Había sido un día para morir, no porque fuera un día especial, sino precisamente porque no lo era, y ahora cada día era un día para morir, y la única pregunta que los atormentaba —quién sería el siguiente— había obtenido respuesta. Y el sentimiento de gratitud por el hecho de que hubiese sido otro les devoraba las entrañas, junto con el hambre, el miedo y la soledad, hasta que la pregunta volvía a surgir, reforzada, renovada, innegable. Y la única respuesta que acertaban a darse era la siguiente: se tenían los unos a los otros. Para ellos, jamás podría volver a haber un yo, sino tan solo un nosotros.
Richard Flanagan
Flanagan escribe con una sensibilidad (que no sensiblería) fuera de lo común. No, la crudeza de los hechos no está reñida con la delicadeza para narrarlos. Tiene un estilo pulido, lírico a ratos, sutil, en el que las frases fluyen con una cadencia armónica. No utiliza rayas para diferenciar los diálogos, y las conversaciones entre los personajes suelen ser intercambios de pocas palabras.
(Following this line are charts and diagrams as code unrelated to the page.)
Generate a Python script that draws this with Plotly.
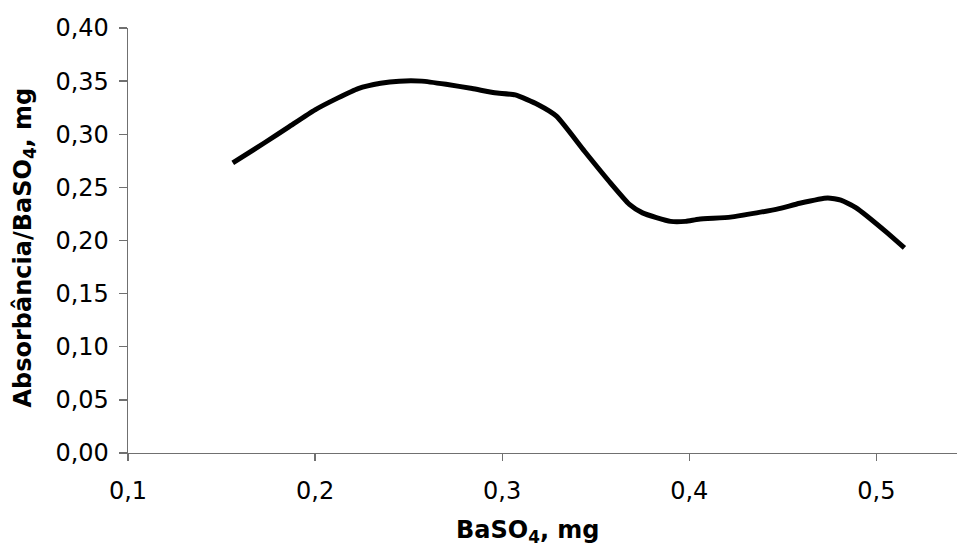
import plotly.graph_objects as go

# Data
baso4_mg = [0.156, 0.173, 0.186, 0.200, 0.212, 0.223, 0.235, 0.245, 0.257, 0.270,
            0.284, 0.296, 0.307, 0.319, 0.329, 0.344, 0.357, 0.368, 0.375, 0.390,
            0.398, 0.405, 0.422, 0.436, 0.448, 0.459, 0.474, 0.481, 0.489, 0.506, 0.515]
absorb_per_mg = [0.273, 0.292, 0.307, 0.323, 0.334, 0.343, 0.348, 0.350, 0.350, 0.347,
                 0.343, 0.339, 0.337, 0.328, 0.317, 0.284, 0.256, 0.234, 0.226, 0.218,
                 0.218, 0.220, 0.222, 0.226, 0.230, 0.235, 0.240, 0.238, 0.231, 0.207, 0.193]

x_ticks = [0.1, 0.2, 0.3, 0.4, 0.5]
y_ticks = [0.00, 0.05, 0.10, 0.15, 0.20, 0.25, 0.30, 0.35, 0.40]

fig = go.Figure()
fig.add_trace(go.Scatter(
    x=baso4_mg, y=absorb_per_mg, mode="lines",
    line=dict(color="black", width=5, shape="spline", smoothing=0.5),
    showlegend=False, hoverinfo="skip",
))

axis_color = "#707070"
font_family = "DejaVu Sans, Arial, sans-serif"

fig.update_layout(
    width=957, height=547,
    margin=dict(l=128, r=0, t=28, b=94),
    paper_bgcolor="white", plot_bgcolor="white",
    separators=", ",
    font=dict(family=font_family, color="black"),
    xaxis=dict(
        range=[0.1, 0.5431], tickvals=x_ticks, tickformat=".1f",
        showline=True, linecolor=axis_color, linewidth=1.3,
        ticks="outside", ticklen=7, tickcolor=axis_color, tickwidth=1.3,
        showgrid=False, zeroline=False,
        tickfont=dict(size=24, family=font_family, color="black"),
        ticklabelstandoff=9,
    ),
    yaxis=dict(
        range=[0, 0.40], tickvals=y_ticks, tickformat=".2f",
        showline=True, linecolor=axis_color, linewidth=1.3,
        ticks="outside", ticklen=8, tickcolor=axis_color, tickwidth=1.3,
        showgrid=False, zeroline=False,
        tickfont=dict(size=24, family=font_family, color="black"),
        ticklabelstandoff=5,
    ),
    annotations=[
        dict(text="<b>BaSO<sub>4</sub>, mg</b>", xref="paper", yref="paper",
             x=0.5, y=0, xanchor="center", yanchor="middle",
             xshift=528 - (128 + 957) / 2, yshift=-(531 - 453),
             showarrow=False, font=dict(size=24, family=font_family, color="black")),
        dict(text="<b>Absorbância/BaSO<sub>4</sub>, mg</b>", xref="paper", yref="paper",
             x=0, y=0.5, xanchor="center", yanchor="middle", textangle=-90,
             xshift=-(128 - 24), yshift=-7,
             showarrow=False, font=dict(size=24, family=font_family, color="black")),
    ],
)

fig.write_html("out.html", config={"displayModeBar": False, "staticPlot": True},
               post_script="document.body.style.margin='0';document.body.style.padding='0';")
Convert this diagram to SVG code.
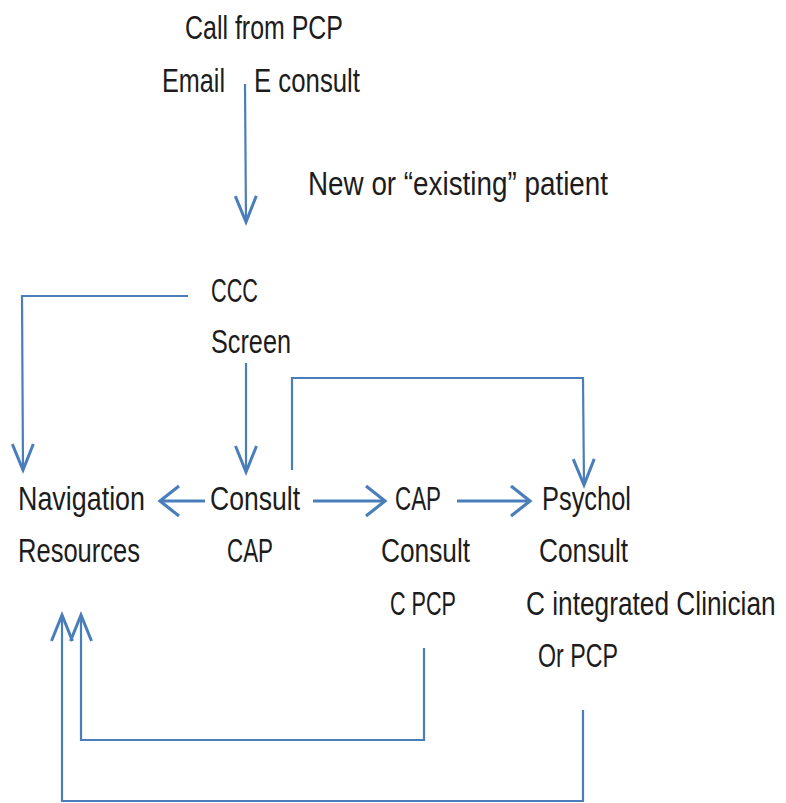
<svg xmlns="http://www.w3.org/2000/svg" width="786" height="803" viewBox="0 0 786 803">
<style>
text{font-family:"Liberation Sans","DejaVu Sans",sans-serif;font-size:34px;fill:#1c1c1c;}
.c{fill:none;stroke:#4a7ebb;stroke-width:2.2;}
.a{stroke-width:3;}
</style>
<defs>
<marker id="v" markerUnits="userSpaceOnUse" viewBox="-30 -20 40 40" markerWidth="40" markerHeight="40" refX="0" refY="0" orient="auto" overflow="visible">
<path d="M-26,-10.5 L0,0 L-26,10.5" fill="none" stroke="#4a7ebb" stroke-width="3"/>
</marker>
<marker id="h" markerUnits="userSpaceOnUse" viewBox="-30 -20 40 40" markerWidth="40" markerHeight="40" refX="0" refY="0" orient="auto" overflow="visible">
<path d="M-19,-15 L0,0 L-19,15" fill="none" stroke="#4a7ebb" stroke-width="3.2"/>
</marker>
</defs>
<g id="call"><text x="185" y="39" textLength="158" lengthAdjust="spacingAndGlyphs">Call from PCP</text></g>
<g id="email"><text x="162" y="92" textLength="63" lengthAdjust="spacingAndGlyphs">Email</text></g>
<g id="econsult"><text x="254" y="92" textLength="106" lengthAdjust="spacingAndGlyphs">E consult</text></g>
<g id="newpatient"><text x="308" y="195" textLength="300" lengthAdjust="spacingAndGlyphs">New or “existing” patient</text></g>
<g id="ccc"><text x="211" y="302" textLength="47" lengthAdjust="spacingAndGlyphs">CCC</text><text x="211" y="353" textLength="80" lengthAdjust="spacingAndGlyphs">Screen</text></g>
<g id="nav"><text x="18" y="510" textLength="127" lengthAdjust="spacingAndGlyphs">Navigation</text><text x="18" y="562" textLength="122" lengthAdjust="spacingAndGlyphs">Resources</text></g>
<g id="consultcap"><text x="210" y="510" textLength="90" lengthAdjust="spacingAndGlyphs">Consult</text><text x="227" y="562" textLength="46" lengthAdjust="spacingAndGlyphs">CAP</text></g>
<g id="capconsult"><text x="395" y="510" textLength="46" lengthAdjust="spacingAndGlyphs">CAP</text><text x="381" y="562" textLength="89" lengthAdjust="spacingAndGlyphs">Consult</text><text x="390" y="615" textLength="66" lengthAdjust="spacingAndGlyphs">C PCP</text></g>
<g id="psychol"><text x="542" y="510" textLength="89" lengthAdjust="spacingAndGlyphs">Psychol</text><text x="539" y="562" textLength="89" lengthAdjust="spacingAndGlyphs">Consult</text><text transform="translate(526,615) scale(0.78,1)" x="0" y="0" textLength="320" lengthAdjust="spacingAndGlyphs">C integrated Clinician</text><text x="538" y="667" textLength="80" lengthAdjust="spacingAndGlyphs">Or PCP</text></g>
<g id="connectors">
<path class="c" d="M245,84 L246,222" marker-end="url(#v)"/>
<path class="c" d="M188,296 L22,296 L23,470" marker-end="url(#v)"/>
<path class="c" d="M246,363 L246,472" marker-end="url(#v)"/>
<path class="c" d="M292,470 L292,378 L583,378 L584,485" marker-end="url(#v)"/>
<path class="c a" d="M205,501 L160,501" marker-end="url(#h)"/>
<path class="c a" d="M313,501 L385,501" marker-end="url(#h)"/>
<path class="c a" d="M457,501 L530,501" marker-end="url(#h)"/>
<path class="c" d="M424,648 L424,740 L81,740 L81,615" marker-end="url(#v)"/>
<path class="c" d="M583,710 L583,801 L62,801 L62,615" marker-end="url(#v)"/>
</g>
</svg>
Parco, sí, pero también incisivo, como si quisiera deshacerse de lo superfluo para quedarse solo con lo esencial. Al igual que para Dorrigo Evans, para Flanagan las palabras también son algo hermoso, y por ello las trabaja como el mejor artesano. Cuando un narrador dotado se cruza con un tema trascendente, el resultado es una obra tan demoledora como El camino estrecho al norte profundo, una novela espléndida que ahonda en los recovecos del ser humano en unas condiciones extremas. Amor, dolor, amistad, traición, memoria. Todo cabe en estas páginas, y es que, como dice el protagonista, «la guerra es muchas cosas» (p. 31).Cita inicial en cursiva de la página 301.